Funny Quotes Stupid Quotes


"The only reason we're 7-0 is that we've won all seven of our games."

- David Garcia, baseball team manager


"Sit by the homely girl, you'll look better by comparison."

- Debra Maffett, Miss America 1983


"We don't like their sound. Groups of guitars are on the way out."

- Decca Records rejecting the Beatles, in 1962


"Chemistry is a class you take in high school or college, where you figure out two plus two is 10, or something."

- Dennis Rodman, NBA Basketball player, on Chicago Bull's team chemistry being overrated


"We're just physically not physical enough."
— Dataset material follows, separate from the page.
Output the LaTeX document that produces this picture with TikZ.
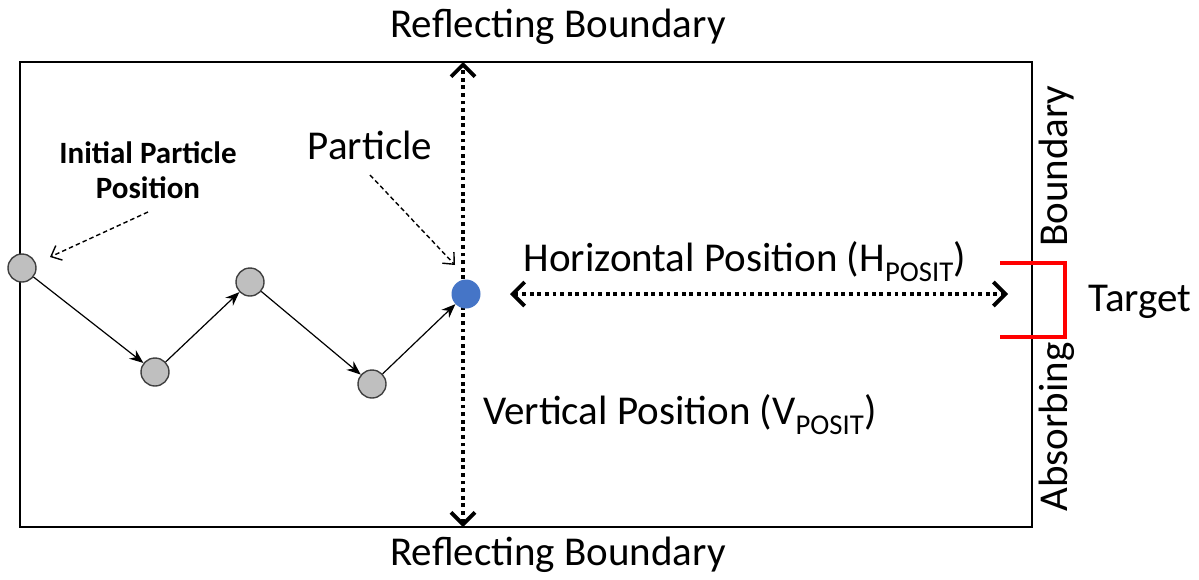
\documentclass[tikz,border=0pt]{standalone}
\usepackage{fontspec}
\setmainfont{Carlito}
\usetikzlibrary{arrows.meta,positioning}
\definecolor{GrainClr}{rgb}{0.75,0.75,0.75}
\definecolor{ParticleClr}{rgb}{0.27,0.46,0.78}
\definecolor{TargetClr}{rgb}{1,0,0}

\tikzset{
  grain/.style={circle,draw=black!75,fill=GrainClr,minimum size=28pt,inner sep=0pt,line width=1.4pt},
  walk/.style={-{Stealth[length=14pt,width=11pt]},line width=1.2pt},
  pointer/.style={dash pattern=on 4.5pt off 3pt,-{Straight Barb[length=9pt,width=16pt]},line width=1.4pt},
  posline/.style={line width=3.8pt,dash pattern=on 3.8pt off 3.8pt,
    {Straight Barb[length=12pt,width=24pt,line width=3.8pt]}-{Straight Barb[length=12pt,width=24pt,line width=3.8pt]}},
  bigtxt/.style={font=\fontsize{41}{48}\selectfont,inner sep=0pt},
}

\begin{document}
\begin{tikzpicture}[x=1pt,y=-1pt]
\useasboundingbox (0,0) rectangle (1199,579);

% box
\coordinate (NW) at (20,62);
\coordinate (SE) at (1032,527);
\draw[line width=1.4pt] (NW) rectangle (SE);

% positions
\coordinate (vtop) at (463,62);
\coordinate (vbot) at (463,527);
\draw[posline] (vbot) -- (vtop);

\coordinate (hleft) at (510,294);
\coordinate (hright) at (1008,294);
\draw[posline] (hleft) -- (hright);

% random walk
\node[grain] (g0) at (22,268) {};
\node[grain] (g1) at (155,372) {};
\node[grain] (g2) at (250,282) {};
\node[grain] (g3) at (372,384) {};
\node[circle,fill=ParticleClr,minimum size=29pt,inner sep=0pt] (p) at (466,294) {};

\draw[walk] (g0) -- (g1);
\draw[walk] (g1) -- (g2);
\draw[walk] (g2) -- (g3);
\draw[walk] (g3) -- (p);

% labels
\node[bigtxt] (reftop) at (558,27) {Reflecting Boundary};
\node[bigtxt] (refbot) at (558,555) {Reflecting Boundary};
\node[bigtxt] (hpos) at (745,262) {Horizontal Position (H\textsubscript{POSIT})};
\node[bigtxt] (vpos) at (680,415) {Vertical Position (V\textsubscript{POSIT})};
\node[bigtxt] (ptxt) at (370,145) {Particle};
\node[font=\bfseries\fontsize{31}{35}\selectfont,align=center,inner sep=0pt] (itxt) at (148,170) {Initial Particle\\Position};
\node[bigtxt,rotate=90] (bnd) at (1057,166) {Boundary};
\node[bigtxt,rotate=90] (abs) at (1057,427) {Absorbing};
\node[bigtxt] (tgt) at (1140,302) {Target};

\coordinate (ia) at (148,212);
\coordinate (ib) at (50,257);
\draw[pointer] (ia) -- (ib);
\coordinate (pa) at (370,175);
\coordinate (pb) at (455,265);
\draw[pointer] (pa) -- (pb);

% target
\coordinate (t1) at (1000,263);
\coordinate (t2) at (1065,263);
\coordinate (t3) at (1065,337);
\coordinate (t4) at (1000,337);
\draw[TargetClr,line width=3.5pt] (t1) -- (t2) -- (t3) -- (t4);

\end{tikzpicture}
\end{document}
- Denny Crum, Louisville basketball coach


"Weather forecast: precipitation in the morning, rain in the afternoon."

- Detroit Daily News


"The doctors X-rayed my head and found nothing."

- Dizzy Dean explained how he felt after being hit on the head by a ball in the 1934 World Series.


"Can you get a ticket for running a stop sign that is not

there?"

- Driver school applicant


"The world is more like it is now than it ever has before."

- Dwight Eisenhower


"A billion here, a billion there, sooner or later it adds up to real money."

- Everett Dirksen, Congressman


"Boxing’s all about getting the job done as quickly as possible, whether it takes 10 or 15 or 20 rounds."

- Frank Bruno, Boxer


"The streets are safe in Philadelphia. It's only the people who make them unsafe."

- Frank Rizzo, ex-police chief and mayor of Philadelphia.